The precise deletion sequence locus was determined using PCR with primers designed based on the NGS results, GCTTTTTCTCCTAAATTCTCTGG (forward) and TCAGCCATCTTTGTTGTTTCC (reverse) (Figure 3C). PCR was performed according to standard protocols. The reaction mixture consisted of 2.5 μl 10x PCR buffer, 2.5 μl 50 mM MgCl2, 2.5 μl 10 mM dNTP mix, 1.0 μl (100 ng) of each forward and reverse primer, 0.5 μl (2.5 U) Taq polymerase, 14 μl PCR-grade water und 100 ng template DNA. PCR amplification was carried out with an initial denaturation step at 94°C for 3 min, 35 cycles of 94°C for 30 sec, primer-specific annealing temperature of 55°C for 30 sec, 72°C for 60 sec and a final extension step at 72°C for 10 min. Following Exo/SAP digestion, PCR products were sequenced using the CEQ DTCS Quick Start Kit (Beckman Coulter, Krefeld, Germany) and separated on a Beckman Coulter CEQ 8000 Genetic Analysis System. Sequencing data were analysed using the BLAST program (http://​www.​ensembl.​org/​Homo_​sapiens/​blastview and http://​www.​ncbi.​nlm.​nih.​gov/​BLAST).

Microarray analysis showed a homozygous deletion arr 5q31.1(134,764,990–134,875,777)x0 (GRCh37/hg19, ISCN2009) in the patient and identical but heterozygous deletions in the parents (Figure 4). The deletions were confirmed using qPCR. The proximal breakpoint on chromosome 5q31.1 was identified between 134,764,553 and 134,764,990 bp and the distal breakpoint between 134,875,777 and 134,881,349 bp (GRCh37/hg19), indicating a deletion size between 110,787 bp (minimum size) and 116,796 bp (maximum size) by microarray analysis (6,009 bp uncertainty).

Based on the NGS data for chromosome 5 (Figure 3), the proximal and distal breakpoint on 5q31 mapped between 134,764,588 and 134,764,722 bp (GRCh37/hg19) and 134,879,972 and 134,880,106 bp (p ≤ 0.05), respectively, indicating a deletion sized between 114,922 bp and 115,518 bp (269 bp uncertainty).
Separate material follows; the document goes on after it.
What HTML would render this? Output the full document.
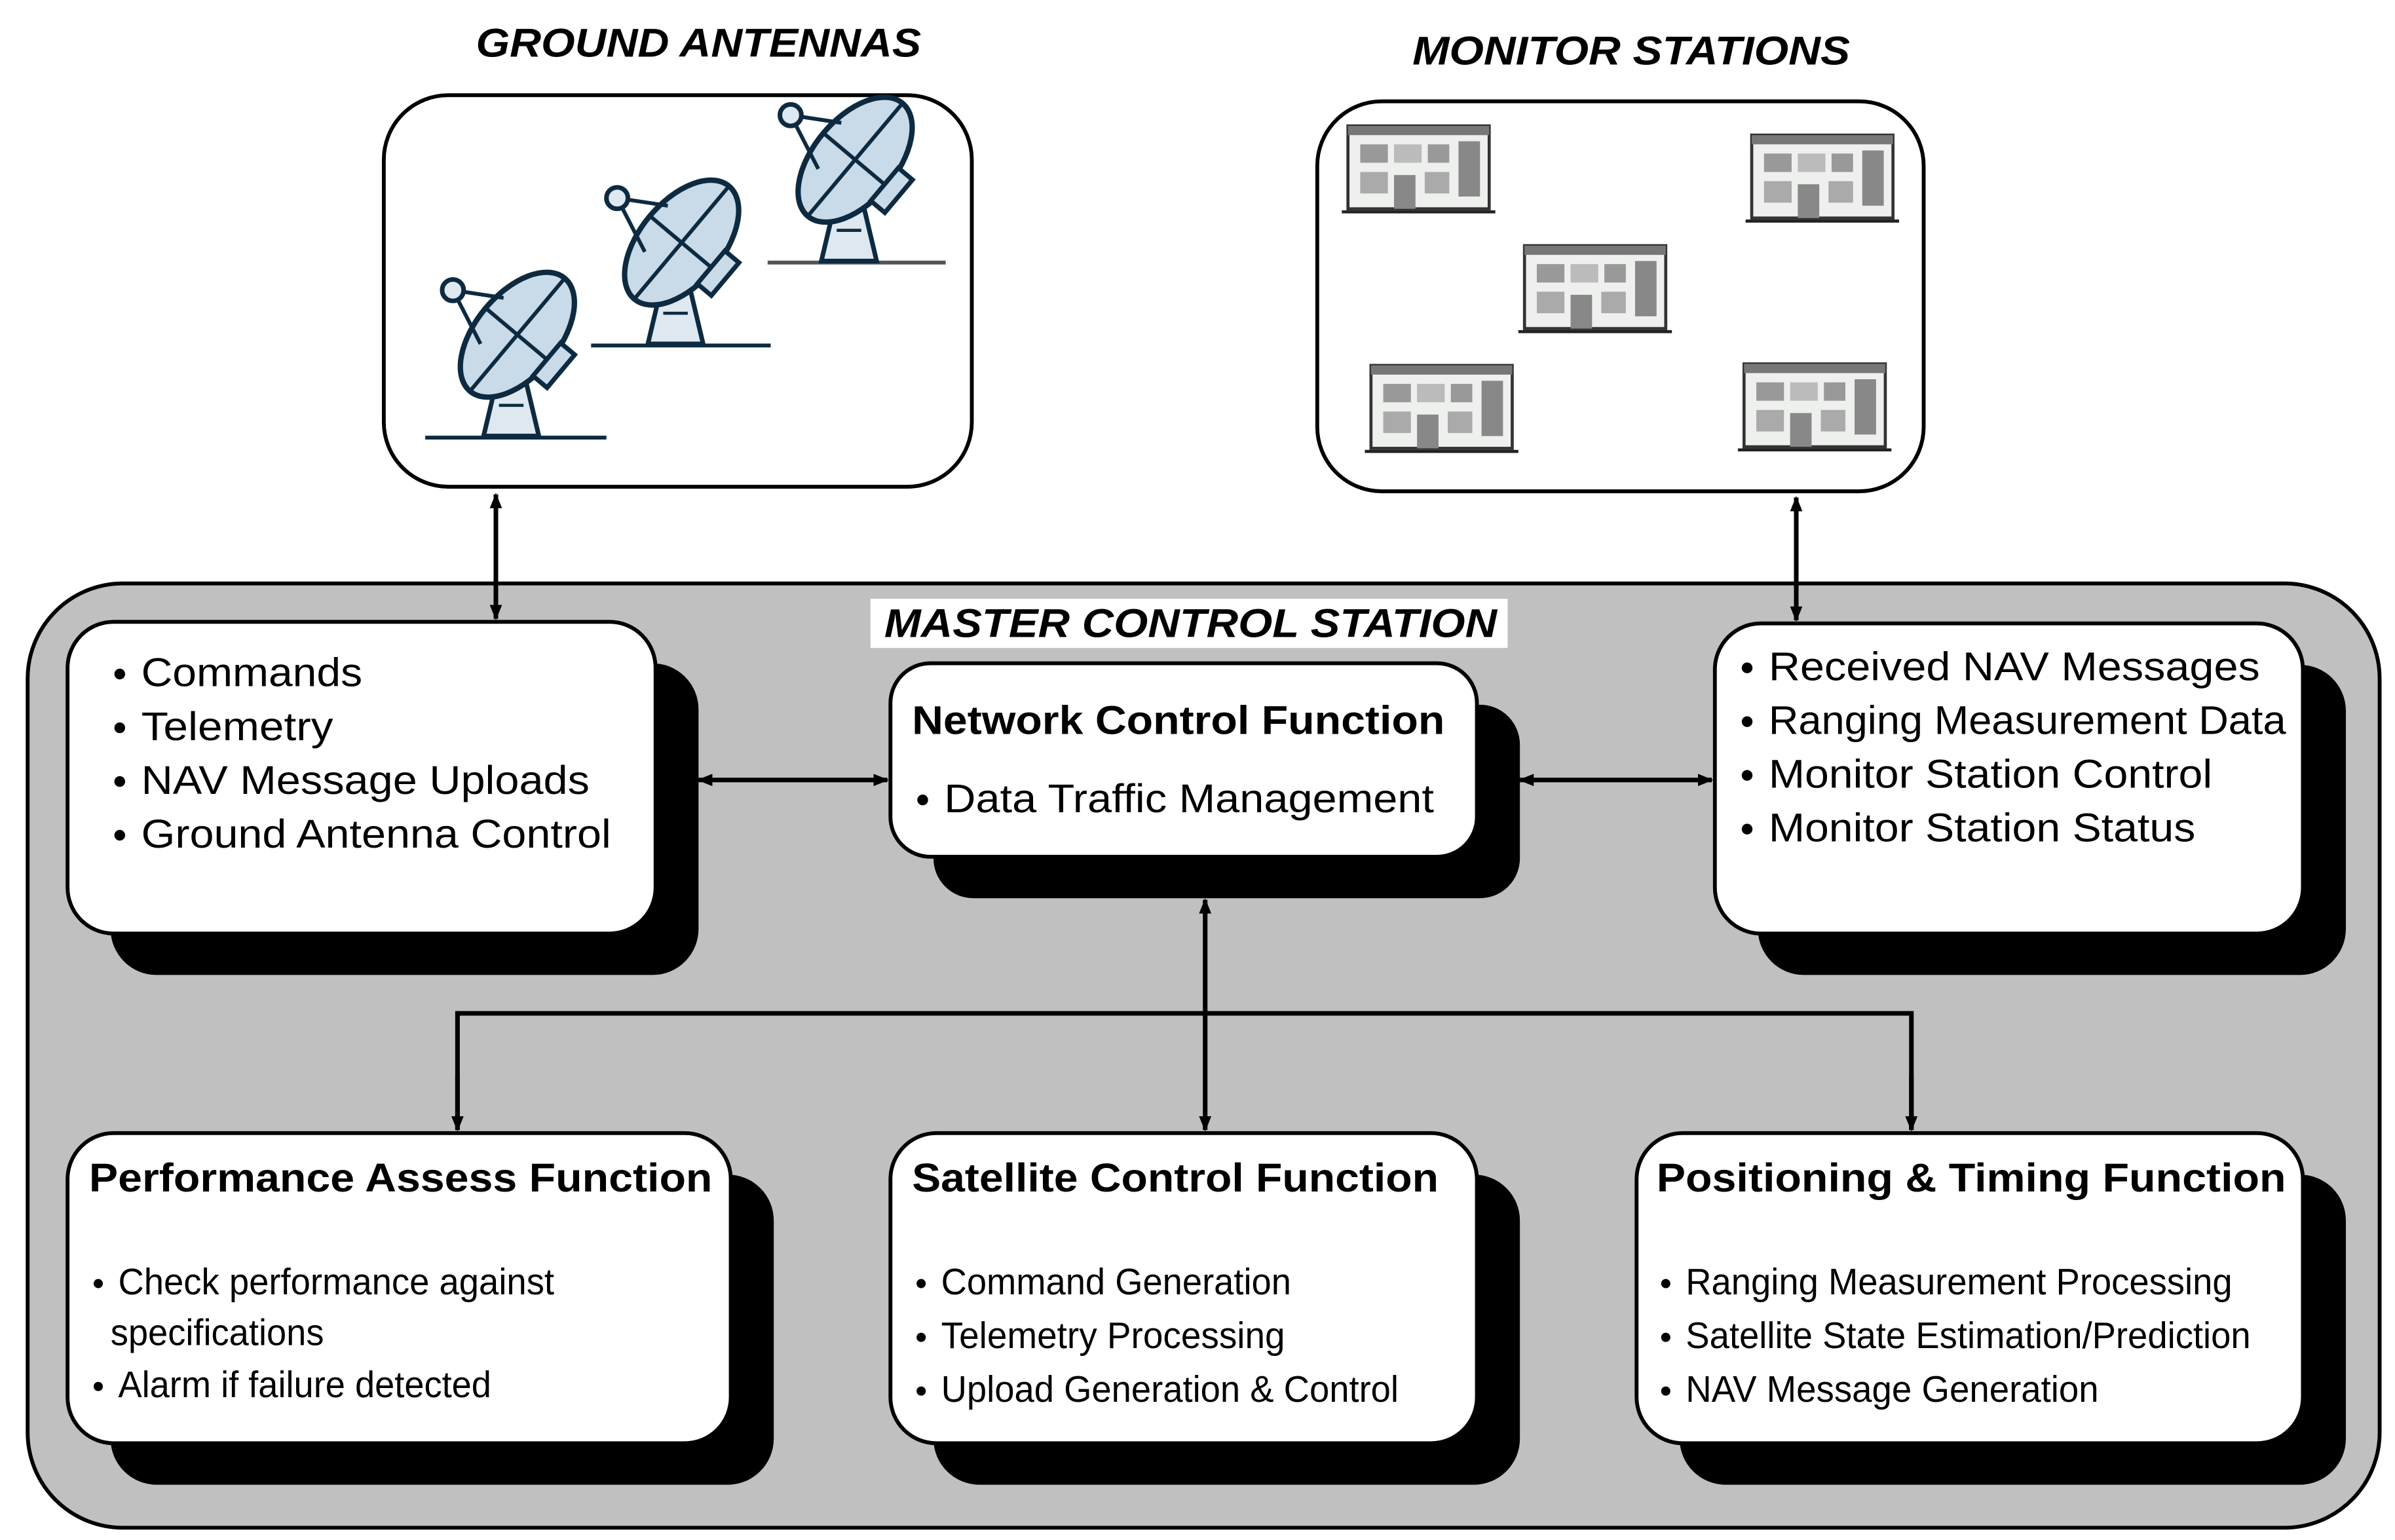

By use of a breakpoint spanning PCR, we then mapped the precise breakpoints to 134,764,601 bp (last preserved base, proximal breakpoint) and 134,879,936 bp (first preserved base, distal breakpoint), indicating a deletion size of (exactly) 115,334 kb. The finding matched well with the approximate deletion interval established by microarray analysis and confirmed that the deletion interval comprised three genes, NEUROG1, TIFAB and DCNP 1, encompassing all exons and likely the corresponding promotor regions (Figure 4).